_Aim_: For the entries below, copy exactly the line that contains "Rebuild this chart" through the line that contains "const yMinor = [0.125, 0.375, 0.625, 0.875]", both ends included, and exclude all pictures.

_Records with drawing code_:
________________

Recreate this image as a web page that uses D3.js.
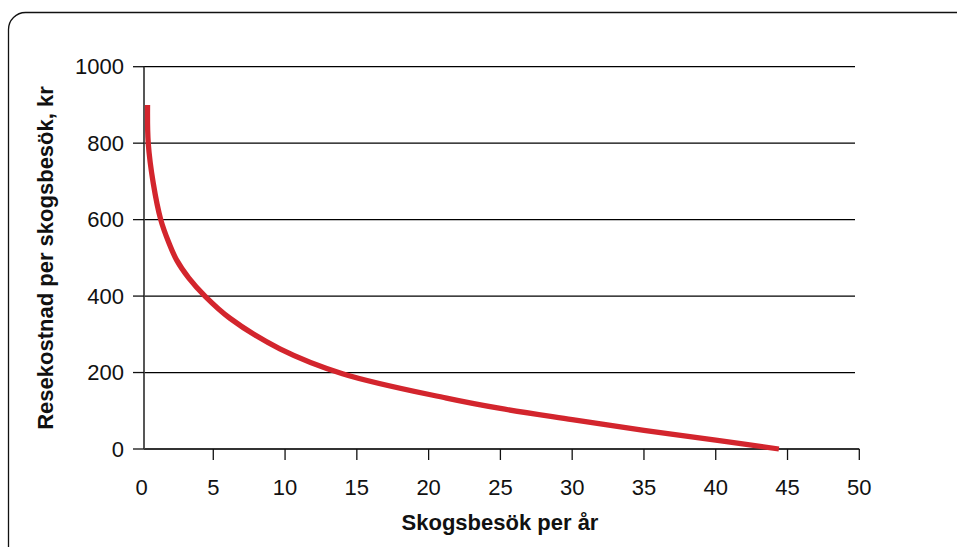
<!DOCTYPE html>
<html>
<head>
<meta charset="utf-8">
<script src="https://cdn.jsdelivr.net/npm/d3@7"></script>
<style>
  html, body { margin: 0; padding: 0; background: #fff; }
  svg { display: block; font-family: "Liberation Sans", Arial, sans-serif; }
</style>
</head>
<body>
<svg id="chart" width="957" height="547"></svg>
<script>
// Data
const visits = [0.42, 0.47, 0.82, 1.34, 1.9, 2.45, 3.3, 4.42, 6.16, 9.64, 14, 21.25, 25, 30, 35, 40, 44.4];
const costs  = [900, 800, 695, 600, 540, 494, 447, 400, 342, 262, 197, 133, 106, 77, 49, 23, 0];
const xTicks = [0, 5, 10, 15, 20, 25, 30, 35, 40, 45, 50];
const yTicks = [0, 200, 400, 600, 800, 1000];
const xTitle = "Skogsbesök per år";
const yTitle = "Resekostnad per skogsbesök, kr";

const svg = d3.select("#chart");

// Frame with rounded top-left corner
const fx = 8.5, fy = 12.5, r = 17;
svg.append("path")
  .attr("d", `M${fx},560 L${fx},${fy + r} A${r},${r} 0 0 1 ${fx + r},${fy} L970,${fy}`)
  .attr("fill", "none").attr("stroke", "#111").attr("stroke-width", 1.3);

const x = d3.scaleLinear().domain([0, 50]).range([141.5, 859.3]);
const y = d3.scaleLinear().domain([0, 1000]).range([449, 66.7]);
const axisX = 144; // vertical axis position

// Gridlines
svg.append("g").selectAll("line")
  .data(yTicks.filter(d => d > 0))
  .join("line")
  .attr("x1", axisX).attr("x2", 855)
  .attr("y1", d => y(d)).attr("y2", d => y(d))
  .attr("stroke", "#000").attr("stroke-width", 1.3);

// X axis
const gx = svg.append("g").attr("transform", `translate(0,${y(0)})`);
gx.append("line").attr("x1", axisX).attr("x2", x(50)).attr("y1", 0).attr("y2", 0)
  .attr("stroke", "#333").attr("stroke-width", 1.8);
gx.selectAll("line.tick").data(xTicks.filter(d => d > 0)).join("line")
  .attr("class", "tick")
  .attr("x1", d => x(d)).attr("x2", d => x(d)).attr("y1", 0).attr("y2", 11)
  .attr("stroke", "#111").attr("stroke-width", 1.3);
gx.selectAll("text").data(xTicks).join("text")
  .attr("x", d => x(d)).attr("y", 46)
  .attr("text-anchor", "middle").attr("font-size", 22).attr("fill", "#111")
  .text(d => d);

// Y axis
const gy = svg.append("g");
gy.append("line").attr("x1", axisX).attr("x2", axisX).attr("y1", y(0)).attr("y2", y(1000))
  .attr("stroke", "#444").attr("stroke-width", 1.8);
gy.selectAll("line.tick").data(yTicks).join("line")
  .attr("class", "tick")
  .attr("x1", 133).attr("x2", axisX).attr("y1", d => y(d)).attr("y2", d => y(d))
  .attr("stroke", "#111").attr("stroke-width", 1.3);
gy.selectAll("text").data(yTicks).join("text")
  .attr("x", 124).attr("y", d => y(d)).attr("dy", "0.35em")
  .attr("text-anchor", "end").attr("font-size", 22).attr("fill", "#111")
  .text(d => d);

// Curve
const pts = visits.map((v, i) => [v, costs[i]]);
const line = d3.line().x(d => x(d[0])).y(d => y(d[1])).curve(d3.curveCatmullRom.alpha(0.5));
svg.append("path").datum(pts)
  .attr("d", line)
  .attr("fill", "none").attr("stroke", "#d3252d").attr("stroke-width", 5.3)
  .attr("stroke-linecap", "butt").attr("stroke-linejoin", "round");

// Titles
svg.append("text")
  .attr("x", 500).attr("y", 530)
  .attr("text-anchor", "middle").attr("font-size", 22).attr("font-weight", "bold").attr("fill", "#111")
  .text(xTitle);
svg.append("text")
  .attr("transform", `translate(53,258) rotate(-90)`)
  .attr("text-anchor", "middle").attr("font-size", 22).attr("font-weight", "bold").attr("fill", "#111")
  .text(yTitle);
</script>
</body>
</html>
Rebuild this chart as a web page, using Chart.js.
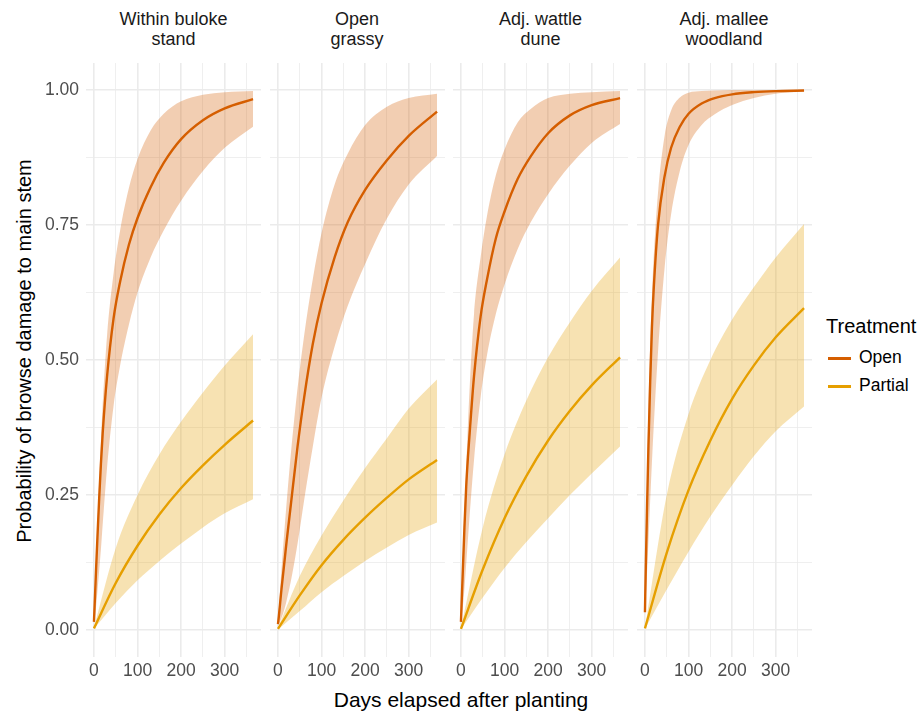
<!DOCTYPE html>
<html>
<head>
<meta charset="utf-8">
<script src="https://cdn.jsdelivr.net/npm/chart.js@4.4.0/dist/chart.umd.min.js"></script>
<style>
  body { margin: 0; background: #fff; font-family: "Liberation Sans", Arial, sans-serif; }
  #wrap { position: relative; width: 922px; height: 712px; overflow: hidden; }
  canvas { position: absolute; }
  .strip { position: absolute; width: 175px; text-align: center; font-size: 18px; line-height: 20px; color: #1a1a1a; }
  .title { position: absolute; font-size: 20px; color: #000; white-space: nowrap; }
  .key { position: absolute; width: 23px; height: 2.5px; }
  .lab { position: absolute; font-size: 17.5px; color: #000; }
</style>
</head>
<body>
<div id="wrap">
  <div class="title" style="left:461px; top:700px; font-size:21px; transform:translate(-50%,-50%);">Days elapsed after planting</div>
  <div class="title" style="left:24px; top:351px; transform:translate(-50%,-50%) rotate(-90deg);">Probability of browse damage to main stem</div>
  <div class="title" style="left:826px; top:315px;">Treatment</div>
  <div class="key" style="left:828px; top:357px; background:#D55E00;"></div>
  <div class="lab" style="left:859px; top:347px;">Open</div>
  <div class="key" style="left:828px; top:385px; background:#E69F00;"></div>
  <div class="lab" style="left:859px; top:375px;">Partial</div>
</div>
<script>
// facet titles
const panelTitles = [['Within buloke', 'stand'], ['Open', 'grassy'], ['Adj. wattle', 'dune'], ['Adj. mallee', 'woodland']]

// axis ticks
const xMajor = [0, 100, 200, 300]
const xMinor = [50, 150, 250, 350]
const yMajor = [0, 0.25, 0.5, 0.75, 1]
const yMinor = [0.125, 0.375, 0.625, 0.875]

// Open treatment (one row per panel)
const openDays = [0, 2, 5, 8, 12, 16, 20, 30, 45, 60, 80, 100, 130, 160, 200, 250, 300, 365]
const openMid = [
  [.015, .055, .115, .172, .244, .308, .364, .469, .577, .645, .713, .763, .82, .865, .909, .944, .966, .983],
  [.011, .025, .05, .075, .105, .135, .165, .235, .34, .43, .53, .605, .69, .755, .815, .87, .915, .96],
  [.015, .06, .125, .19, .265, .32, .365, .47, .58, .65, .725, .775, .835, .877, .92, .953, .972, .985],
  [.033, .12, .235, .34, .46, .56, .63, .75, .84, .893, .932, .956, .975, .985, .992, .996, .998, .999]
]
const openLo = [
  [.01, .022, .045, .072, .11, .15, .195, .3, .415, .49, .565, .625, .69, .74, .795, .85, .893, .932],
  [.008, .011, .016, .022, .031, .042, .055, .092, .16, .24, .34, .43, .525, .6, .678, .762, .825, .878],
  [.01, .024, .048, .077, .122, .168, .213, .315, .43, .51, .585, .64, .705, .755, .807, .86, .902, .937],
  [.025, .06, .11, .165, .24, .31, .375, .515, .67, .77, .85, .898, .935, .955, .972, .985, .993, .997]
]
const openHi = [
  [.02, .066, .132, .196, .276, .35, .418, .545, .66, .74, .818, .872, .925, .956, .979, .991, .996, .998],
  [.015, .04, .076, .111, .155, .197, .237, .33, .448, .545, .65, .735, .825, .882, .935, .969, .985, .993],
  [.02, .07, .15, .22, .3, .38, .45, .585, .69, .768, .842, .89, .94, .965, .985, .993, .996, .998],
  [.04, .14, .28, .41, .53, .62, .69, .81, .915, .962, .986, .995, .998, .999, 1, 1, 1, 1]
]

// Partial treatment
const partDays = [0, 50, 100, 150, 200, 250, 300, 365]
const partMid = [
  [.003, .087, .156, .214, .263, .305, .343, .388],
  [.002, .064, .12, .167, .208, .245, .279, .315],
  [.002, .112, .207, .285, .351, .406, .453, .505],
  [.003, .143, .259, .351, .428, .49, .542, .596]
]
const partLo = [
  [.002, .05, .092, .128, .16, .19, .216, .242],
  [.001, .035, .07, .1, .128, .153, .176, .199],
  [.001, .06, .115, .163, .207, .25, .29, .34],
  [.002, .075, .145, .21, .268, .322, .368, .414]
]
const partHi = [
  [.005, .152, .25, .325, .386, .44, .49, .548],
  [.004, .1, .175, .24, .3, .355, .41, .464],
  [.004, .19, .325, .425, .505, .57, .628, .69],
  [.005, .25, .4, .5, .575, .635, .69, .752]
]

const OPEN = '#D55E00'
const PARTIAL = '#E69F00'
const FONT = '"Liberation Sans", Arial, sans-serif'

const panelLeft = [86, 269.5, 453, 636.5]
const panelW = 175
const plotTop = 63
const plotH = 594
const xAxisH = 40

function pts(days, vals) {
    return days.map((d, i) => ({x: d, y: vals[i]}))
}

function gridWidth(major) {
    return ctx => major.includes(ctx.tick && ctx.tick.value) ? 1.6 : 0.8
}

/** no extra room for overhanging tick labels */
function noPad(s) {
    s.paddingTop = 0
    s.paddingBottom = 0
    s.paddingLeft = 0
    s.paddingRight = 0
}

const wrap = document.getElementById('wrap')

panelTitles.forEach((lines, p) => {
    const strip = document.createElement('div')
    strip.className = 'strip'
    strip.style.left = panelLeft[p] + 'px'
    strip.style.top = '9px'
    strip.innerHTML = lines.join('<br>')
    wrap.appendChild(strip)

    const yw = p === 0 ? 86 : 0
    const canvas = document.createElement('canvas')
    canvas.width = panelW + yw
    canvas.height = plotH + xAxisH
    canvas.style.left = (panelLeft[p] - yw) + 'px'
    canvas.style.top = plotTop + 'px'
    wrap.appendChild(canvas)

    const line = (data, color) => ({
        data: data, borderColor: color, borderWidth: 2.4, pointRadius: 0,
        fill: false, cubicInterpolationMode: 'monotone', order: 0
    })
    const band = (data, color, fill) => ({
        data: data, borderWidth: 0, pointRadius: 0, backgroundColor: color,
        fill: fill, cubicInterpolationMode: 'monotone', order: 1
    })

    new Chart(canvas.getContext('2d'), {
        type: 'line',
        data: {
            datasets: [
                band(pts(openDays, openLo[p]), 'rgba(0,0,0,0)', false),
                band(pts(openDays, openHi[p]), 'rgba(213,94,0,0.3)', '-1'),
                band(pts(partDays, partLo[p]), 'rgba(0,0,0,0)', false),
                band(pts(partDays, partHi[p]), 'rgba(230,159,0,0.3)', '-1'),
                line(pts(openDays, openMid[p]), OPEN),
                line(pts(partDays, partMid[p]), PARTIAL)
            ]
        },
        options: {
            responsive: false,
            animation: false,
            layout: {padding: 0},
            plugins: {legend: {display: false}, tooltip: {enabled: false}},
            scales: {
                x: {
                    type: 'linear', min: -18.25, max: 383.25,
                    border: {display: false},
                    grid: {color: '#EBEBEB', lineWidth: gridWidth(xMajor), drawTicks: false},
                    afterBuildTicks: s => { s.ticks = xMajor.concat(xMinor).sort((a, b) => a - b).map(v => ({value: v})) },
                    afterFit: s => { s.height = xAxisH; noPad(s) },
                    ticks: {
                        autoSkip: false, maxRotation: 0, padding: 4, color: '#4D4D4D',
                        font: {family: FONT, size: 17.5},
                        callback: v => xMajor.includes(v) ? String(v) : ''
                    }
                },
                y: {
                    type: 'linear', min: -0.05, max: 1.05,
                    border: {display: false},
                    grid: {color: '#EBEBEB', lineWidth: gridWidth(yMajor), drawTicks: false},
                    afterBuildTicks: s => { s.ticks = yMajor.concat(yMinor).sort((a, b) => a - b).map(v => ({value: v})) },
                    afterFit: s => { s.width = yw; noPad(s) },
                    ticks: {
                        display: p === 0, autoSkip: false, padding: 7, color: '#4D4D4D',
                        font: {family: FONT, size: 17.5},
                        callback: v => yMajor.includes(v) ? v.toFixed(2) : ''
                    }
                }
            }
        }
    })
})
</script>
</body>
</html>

________________

_Result of this task_:
Rebuild this chart as a web page, using Chart.js.
<!DOCTYPE html>
<html>
<head>
<meta charset="utf-8">
<script src="https://cdn.jsdelivr.net/npm/chart.js@4.4.0/dist/chart.umd.min.js"></script>
<style>
  body { margin: 0; background: #fff; font-family: "Liberation Sans", Arial, sans-serif; }
  #wrap { position: relative; width: 922px; height: 712px; overflow: hidden; }
  canvas { position: absolute; }
  .strip { position: absolute; width: 175px; text-align: center; font-size: 18px; line-height: 20px; color: #1a1a1a; }
  .title { position: absolute; font-size: 20px; color: #000; white-space: nowrap; }
  .key { position: absolute; width: 23px; height: 2.5px; }
  .lab { position: absolute; font-size: 17.5px; color: #000; }
</style>
</head>
<body>
<div id="wrap">
  <div class="title" style="left:461px; top:700px; font-size:21px; transform:translate(-50%,-50%);">Days elapsed after planting</div>
  <div class="title" style="left:24px; top:351px; transform:translate(-50%,-50%) rotate(-90deg);">Probability of browse damage to main stem</div>
  <div class="title" style="left:826px; top:315px;">Treatment</div>
  <div class="key" style="left:828px; top:357px; background:#D55E00;"></div>
  <div class="lab" style="left:859px; top:347px;">Open</div>
  <div class="key" style="left:828px; top:385px; background:#E69F00;"></div>
  <div class="lab" style="left:859px; top:375px;">Partial</div>
</div>
<script>
// facet titles
const panelTitles = [['Within buloke', 'stand'], ['Open', 'grassy'], ['Adj. wattle', 'dune'], ['Adj. mallee', 'woodland']]

// axis ticks
const xMajor = [0, 100, 200, 300]
const xMinor = [50, 150, 250, 350]
const yMajor = [0, 0.25, 0.5, 0.75, 1]
const yMinor = [0.125, 0.375, 0.625, 0.875]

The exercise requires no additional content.